--- GIVEN INSTRUCTION ---
Copy verbatim the block of lines in the entries below whose first line contains "Rebuild this chart" and whose last line contains "const clusters = [1, 2, 3];". Leave out all other lines.

--- DATA IN THIS EXERCISE ---
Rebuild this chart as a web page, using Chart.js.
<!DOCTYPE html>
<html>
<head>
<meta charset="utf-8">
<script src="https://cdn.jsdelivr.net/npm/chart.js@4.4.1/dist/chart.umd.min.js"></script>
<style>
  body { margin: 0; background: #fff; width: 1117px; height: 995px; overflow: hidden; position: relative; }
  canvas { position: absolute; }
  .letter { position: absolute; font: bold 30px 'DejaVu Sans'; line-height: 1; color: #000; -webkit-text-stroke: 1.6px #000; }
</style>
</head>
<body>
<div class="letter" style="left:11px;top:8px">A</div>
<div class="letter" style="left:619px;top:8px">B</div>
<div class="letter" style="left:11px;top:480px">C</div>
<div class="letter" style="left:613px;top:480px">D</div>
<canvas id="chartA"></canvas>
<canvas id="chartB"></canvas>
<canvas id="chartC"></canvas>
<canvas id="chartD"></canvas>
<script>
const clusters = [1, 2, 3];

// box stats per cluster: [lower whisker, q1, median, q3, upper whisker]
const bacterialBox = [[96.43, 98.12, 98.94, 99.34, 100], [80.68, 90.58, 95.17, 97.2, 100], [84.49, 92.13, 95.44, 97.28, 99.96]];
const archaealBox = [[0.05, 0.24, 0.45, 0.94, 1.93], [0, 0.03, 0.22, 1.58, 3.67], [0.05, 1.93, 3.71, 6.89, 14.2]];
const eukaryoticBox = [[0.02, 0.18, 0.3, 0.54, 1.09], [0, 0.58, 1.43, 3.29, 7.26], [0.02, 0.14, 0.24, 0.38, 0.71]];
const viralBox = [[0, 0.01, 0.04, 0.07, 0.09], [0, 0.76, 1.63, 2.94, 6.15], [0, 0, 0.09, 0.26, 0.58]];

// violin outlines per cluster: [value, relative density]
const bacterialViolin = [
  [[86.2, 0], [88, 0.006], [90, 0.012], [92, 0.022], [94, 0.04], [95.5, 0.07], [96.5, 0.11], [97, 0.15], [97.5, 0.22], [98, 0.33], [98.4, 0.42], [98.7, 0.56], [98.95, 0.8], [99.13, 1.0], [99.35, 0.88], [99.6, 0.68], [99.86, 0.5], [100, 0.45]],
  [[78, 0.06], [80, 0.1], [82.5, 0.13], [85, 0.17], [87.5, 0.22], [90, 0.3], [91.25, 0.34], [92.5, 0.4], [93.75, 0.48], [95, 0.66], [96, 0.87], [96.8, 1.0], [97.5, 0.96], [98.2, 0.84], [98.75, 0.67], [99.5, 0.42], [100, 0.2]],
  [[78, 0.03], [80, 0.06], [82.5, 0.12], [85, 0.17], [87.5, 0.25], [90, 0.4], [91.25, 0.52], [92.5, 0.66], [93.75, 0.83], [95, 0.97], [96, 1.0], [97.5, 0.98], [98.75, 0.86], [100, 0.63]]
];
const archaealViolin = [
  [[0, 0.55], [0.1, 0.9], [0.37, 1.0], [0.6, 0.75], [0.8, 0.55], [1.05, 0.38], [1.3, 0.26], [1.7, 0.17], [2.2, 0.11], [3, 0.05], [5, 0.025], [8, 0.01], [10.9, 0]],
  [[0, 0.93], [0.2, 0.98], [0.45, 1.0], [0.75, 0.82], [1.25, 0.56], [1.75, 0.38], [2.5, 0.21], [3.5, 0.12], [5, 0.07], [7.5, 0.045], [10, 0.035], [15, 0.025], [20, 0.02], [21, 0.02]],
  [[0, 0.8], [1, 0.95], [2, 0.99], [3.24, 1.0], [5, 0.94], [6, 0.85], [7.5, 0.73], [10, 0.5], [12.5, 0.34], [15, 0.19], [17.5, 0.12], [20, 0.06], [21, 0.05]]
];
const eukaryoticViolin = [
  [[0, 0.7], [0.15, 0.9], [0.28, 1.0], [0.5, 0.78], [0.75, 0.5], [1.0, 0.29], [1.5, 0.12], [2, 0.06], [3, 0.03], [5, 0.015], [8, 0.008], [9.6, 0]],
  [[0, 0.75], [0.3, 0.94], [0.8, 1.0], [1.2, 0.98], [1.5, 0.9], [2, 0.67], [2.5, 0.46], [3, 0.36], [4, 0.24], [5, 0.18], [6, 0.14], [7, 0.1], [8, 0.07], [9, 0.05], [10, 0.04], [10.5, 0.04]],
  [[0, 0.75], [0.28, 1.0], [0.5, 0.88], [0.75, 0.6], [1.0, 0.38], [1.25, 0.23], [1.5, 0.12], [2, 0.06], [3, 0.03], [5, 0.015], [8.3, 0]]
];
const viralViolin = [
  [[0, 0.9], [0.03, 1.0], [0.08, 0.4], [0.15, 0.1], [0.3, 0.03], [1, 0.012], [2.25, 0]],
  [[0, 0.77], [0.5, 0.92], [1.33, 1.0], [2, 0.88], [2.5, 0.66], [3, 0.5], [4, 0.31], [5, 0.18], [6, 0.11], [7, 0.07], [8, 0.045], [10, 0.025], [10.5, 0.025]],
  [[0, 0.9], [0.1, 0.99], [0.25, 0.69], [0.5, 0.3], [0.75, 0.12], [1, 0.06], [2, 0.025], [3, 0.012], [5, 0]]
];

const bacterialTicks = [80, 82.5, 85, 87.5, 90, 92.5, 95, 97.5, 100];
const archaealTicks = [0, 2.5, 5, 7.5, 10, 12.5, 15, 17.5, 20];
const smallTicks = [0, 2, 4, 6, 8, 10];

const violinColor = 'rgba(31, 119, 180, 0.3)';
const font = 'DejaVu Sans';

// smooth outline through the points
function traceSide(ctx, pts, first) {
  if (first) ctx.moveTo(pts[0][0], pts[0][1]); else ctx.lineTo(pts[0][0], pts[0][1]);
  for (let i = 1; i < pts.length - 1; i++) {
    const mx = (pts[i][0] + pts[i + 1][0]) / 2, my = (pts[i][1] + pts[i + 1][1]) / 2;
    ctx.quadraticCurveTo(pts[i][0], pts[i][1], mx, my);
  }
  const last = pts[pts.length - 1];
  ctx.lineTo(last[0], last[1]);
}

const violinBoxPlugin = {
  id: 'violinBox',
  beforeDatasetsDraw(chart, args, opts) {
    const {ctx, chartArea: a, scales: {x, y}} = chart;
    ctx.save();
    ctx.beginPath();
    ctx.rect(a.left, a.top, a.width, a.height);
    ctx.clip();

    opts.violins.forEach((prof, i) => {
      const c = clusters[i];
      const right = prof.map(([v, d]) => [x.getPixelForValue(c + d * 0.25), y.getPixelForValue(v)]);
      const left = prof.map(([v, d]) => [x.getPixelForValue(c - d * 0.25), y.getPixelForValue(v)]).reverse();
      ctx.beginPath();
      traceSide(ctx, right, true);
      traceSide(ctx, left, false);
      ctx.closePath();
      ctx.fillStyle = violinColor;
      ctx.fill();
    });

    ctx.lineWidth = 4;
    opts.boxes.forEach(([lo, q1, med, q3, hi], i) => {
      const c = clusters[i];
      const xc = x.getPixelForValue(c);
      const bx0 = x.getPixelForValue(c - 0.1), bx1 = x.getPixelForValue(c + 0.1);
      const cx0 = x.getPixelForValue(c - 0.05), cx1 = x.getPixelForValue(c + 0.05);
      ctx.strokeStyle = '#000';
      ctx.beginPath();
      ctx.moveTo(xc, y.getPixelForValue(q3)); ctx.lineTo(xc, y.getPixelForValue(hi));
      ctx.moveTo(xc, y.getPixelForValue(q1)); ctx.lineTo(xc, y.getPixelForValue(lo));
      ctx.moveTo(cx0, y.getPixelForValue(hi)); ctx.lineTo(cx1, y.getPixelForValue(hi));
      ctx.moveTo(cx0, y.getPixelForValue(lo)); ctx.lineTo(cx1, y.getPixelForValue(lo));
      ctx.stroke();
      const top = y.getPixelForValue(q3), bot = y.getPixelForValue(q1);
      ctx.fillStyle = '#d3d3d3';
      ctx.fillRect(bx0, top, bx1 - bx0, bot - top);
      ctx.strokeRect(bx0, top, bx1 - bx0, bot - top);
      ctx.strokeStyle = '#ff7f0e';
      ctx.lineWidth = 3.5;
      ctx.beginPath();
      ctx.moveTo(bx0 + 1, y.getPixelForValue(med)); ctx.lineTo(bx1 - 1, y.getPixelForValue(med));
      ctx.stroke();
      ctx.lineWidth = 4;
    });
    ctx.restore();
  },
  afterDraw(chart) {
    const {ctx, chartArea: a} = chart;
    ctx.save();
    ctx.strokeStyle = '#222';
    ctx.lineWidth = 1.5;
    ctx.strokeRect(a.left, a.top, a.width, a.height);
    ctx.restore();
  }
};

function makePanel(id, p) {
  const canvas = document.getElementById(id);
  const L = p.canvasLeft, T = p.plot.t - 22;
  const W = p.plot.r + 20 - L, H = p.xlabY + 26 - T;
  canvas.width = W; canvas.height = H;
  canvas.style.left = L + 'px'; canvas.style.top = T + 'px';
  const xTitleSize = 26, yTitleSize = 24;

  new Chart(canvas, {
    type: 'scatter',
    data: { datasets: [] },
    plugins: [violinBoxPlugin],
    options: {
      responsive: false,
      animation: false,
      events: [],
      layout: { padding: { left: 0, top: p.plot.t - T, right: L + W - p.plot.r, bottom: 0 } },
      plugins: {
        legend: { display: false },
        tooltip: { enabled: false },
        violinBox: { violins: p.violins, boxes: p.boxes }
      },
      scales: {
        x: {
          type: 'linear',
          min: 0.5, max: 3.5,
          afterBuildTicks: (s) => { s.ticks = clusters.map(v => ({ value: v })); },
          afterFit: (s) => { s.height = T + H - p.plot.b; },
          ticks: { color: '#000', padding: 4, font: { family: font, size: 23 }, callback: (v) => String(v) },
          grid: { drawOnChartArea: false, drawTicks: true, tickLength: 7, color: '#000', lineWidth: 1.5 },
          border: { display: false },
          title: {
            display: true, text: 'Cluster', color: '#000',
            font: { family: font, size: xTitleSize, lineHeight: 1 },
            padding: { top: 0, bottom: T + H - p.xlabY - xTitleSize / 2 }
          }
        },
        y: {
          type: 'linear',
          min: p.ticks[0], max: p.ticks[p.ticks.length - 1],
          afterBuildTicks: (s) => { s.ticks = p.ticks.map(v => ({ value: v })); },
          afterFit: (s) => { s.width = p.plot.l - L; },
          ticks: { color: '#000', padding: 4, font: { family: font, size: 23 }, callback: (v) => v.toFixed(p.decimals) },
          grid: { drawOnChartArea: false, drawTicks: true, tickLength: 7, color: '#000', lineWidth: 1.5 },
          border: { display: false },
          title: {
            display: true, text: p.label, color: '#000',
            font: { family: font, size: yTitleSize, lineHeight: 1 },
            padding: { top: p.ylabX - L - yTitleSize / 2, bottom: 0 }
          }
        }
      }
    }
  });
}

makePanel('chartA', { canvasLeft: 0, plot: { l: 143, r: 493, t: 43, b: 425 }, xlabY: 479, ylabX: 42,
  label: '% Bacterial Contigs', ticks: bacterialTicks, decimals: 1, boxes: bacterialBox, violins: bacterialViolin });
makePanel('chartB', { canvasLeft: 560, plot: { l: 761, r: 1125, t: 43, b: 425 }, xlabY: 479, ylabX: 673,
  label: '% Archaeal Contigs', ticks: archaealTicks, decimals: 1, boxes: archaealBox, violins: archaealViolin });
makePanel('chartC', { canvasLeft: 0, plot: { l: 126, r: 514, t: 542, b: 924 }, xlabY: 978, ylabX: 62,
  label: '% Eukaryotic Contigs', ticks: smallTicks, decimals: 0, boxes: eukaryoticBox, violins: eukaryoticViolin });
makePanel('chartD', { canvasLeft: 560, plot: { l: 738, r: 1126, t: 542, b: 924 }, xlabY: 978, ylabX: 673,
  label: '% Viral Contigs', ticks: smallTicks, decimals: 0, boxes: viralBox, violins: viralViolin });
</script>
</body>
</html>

* * *

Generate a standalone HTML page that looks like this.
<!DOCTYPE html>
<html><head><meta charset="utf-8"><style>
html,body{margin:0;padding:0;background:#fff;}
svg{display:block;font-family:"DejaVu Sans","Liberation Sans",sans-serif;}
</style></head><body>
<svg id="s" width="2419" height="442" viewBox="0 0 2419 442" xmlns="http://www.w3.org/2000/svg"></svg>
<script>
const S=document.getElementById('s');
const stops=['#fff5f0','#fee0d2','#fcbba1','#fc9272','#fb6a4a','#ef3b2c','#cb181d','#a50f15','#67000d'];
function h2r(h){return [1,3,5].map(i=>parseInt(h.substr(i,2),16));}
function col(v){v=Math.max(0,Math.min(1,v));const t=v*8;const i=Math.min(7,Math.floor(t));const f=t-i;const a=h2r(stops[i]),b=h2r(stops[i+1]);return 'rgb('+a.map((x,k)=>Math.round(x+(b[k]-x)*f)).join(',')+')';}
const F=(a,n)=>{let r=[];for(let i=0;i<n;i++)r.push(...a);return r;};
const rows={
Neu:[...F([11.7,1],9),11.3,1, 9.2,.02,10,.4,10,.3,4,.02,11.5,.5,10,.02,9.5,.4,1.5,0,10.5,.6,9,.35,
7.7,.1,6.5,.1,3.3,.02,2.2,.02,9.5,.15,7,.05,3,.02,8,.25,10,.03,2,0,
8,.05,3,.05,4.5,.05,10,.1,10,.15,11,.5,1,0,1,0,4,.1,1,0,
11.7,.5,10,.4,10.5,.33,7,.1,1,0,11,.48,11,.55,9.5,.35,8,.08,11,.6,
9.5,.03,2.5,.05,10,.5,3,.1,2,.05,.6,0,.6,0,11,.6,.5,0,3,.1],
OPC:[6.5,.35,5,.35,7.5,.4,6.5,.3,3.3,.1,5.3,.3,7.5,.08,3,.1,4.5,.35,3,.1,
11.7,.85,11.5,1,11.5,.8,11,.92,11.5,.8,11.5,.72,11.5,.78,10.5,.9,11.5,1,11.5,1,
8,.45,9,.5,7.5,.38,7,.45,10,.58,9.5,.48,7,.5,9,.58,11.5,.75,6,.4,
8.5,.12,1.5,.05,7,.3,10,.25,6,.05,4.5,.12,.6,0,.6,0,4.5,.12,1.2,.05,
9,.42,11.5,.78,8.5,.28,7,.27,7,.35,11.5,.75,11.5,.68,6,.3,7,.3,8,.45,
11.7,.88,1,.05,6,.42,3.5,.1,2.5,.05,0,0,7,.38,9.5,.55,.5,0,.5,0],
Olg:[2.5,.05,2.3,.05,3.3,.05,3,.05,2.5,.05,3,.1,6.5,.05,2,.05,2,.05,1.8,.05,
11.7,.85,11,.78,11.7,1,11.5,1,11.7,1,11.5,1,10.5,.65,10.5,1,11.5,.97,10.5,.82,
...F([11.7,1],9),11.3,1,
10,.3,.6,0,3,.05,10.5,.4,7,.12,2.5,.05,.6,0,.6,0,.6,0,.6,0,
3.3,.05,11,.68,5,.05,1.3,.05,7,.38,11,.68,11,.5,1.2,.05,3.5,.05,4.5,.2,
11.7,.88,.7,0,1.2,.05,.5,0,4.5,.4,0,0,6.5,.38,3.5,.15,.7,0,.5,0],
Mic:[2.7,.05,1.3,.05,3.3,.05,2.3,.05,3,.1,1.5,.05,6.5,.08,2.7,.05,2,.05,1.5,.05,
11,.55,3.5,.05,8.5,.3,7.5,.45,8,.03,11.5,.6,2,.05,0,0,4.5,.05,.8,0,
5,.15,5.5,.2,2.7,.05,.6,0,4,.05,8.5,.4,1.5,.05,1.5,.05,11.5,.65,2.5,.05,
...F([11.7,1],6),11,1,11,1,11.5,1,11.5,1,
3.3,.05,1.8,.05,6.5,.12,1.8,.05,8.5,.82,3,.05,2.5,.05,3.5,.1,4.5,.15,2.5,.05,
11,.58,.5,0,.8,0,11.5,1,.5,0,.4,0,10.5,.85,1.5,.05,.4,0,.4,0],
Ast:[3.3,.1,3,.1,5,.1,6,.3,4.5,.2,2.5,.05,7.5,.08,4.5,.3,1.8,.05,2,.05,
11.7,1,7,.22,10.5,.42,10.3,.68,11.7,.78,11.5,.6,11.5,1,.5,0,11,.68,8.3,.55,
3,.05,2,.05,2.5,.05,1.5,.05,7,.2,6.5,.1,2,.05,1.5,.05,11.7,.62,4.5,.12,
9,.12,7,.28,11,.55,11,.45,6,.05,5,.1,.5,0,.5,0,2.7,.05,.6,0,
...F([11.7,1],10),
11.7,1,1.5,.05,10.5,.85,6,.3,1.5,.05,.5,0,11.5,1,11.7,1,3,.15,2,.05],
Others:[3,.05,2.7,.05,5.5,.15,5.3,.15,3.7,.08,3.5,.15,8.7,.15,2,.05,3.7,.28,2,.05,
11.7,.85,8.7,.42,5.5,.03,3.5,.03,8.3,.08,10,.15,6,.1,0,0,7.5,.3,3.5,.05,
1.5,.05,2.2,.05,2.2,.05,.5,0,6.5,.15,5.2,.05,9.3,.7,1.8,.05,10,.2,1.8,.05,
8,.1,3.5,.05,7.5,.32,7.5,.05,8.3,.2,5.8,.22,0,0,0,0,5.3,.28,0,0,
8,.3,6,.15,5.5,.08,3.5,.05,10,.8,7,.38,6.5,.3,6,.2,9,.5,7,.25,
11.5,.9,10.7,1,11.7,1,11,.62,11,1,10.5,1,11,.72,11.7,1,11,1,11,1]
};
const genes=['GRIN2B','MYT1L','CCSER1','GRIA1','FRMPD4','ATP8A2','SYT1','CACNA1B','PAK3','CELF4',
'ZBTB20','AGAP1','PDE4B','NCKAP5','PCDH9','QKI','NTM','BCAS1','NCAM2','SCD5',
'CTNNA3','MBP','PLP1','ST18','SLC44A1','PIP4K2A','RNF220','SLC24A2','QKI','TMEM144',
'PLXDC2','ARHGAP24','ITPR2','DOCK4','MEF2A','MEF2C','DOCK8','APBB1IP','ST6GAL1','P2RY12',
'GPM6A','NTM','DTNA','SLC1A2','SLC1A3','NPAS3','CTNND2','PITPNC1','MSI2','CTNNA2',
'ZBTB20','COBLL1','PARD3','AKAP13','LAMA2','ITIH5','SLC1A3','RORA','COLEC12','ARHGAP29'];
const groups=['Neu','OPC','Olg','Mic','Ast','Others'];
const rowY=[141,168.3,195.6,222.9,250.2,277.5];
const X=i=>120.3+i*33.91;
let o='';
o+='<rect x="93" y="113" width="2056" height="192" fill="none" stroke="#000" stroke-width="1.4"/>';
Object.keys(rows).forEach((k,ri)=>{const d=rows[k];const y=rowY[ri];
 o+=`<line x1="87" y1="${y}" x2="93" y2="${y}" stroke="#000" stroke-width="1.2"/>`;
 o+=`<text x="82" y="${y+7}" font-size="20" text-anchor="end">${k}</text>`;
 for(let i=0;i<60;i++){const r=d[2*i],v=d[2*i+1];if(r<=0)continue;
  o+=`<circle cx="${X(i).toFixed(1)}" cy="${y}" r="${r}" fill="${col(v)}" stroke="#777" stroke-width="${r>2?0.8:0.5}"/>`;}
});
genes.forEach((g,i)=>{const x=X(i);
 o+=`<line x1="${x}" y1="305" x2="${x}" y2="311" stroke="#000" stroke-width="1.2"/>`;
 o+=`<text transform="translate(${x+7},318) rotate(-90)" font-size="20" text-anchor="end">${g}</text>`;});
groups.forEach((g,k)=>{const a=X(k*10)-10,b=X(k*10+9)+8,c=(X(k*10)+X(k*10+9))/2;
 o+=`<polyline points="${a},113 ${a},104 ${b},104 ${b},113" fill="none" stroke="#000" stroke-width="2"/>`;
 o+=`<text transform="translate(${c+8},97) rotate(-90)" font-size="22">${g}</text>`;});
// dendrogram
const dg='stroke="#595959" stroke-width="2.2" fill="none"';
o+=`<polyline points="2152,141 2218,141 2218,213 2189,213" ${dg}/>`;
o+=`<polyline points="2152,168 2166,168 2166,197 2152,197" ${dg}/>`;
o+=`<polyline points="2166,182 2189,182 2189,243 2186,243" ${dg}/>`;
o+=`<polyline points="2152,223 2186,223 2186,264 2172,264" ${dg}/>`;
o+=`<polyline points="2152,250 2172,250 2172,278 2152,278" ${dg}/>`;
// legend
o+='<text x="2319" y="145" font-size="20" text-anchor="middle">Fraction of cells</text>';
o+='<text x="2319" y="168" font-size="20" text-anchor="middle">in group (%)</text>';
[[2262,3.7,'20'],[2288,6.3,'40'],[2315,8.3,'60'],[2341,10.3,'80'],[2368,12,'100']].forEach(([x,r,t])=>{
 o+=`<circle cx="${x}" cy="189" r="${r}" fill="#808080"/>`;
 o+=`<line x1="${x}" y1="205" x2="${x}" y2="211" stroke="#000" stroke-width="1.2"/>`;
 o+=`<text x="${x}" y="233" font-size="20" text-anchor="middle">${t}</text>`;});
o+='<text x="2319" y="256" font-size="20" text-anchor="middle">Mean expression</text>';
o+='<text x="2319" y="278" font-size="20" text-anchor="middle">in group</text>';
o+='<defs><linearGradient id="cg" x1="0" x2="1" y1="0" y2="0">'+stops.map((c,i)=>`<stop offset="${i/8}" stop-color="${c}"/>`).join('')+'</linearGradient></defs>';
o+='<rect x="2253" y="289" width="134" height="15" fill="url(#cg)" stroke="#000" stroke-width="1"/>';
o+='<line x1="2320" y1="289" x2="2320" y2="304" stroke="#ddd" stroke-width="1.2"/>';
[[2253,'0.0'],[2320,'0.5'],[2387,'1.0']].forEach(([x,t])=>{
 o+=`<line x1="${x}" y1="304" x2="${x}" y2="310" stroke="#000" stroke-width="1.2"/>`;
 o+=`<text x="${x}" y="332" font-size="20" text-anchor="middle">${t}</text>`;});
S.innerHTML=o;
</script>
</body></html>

--- RESULT FOR THIS EXERCISE ---
Rebuild this chart as a web page, using Chart.js.
<!DOCTYPE html>
<html>
<head>
<meta charset="utf-8">
<script src="https://cdn.jsdelivr.net/npm/chart.js@4.4.1/dist/chart.umd.min.js"></script>
<style>
  body { margin: 0; background: #fff; width: 1117px; height: 995px; overflow: hidden; position: relative; }
  canvas { position: absolute; }
  .letter { position: absolute; font: bold 30px 'DejaVu Sans'; line-height: 1; color: #000; -webkit-text-stroke: 1.6px #000; }
</style>
</head>
<body>
<div class="letter" style="left:11px;top:8px">A</div>
<div class="letter" style="left:619px;top:8px">B</div>
<div class="letter" style="left:11px;top:480px">C</div>
<div class="letter" style="left:613px;top:480px">D</div>
<canvas id="chartA"></canvas>
<canvas id="chartB"></canvas>
<canvas id="chartC"></canvas>
<canvas id="chartD"></canvas>
<script>
const clusters = [1, 2, 3];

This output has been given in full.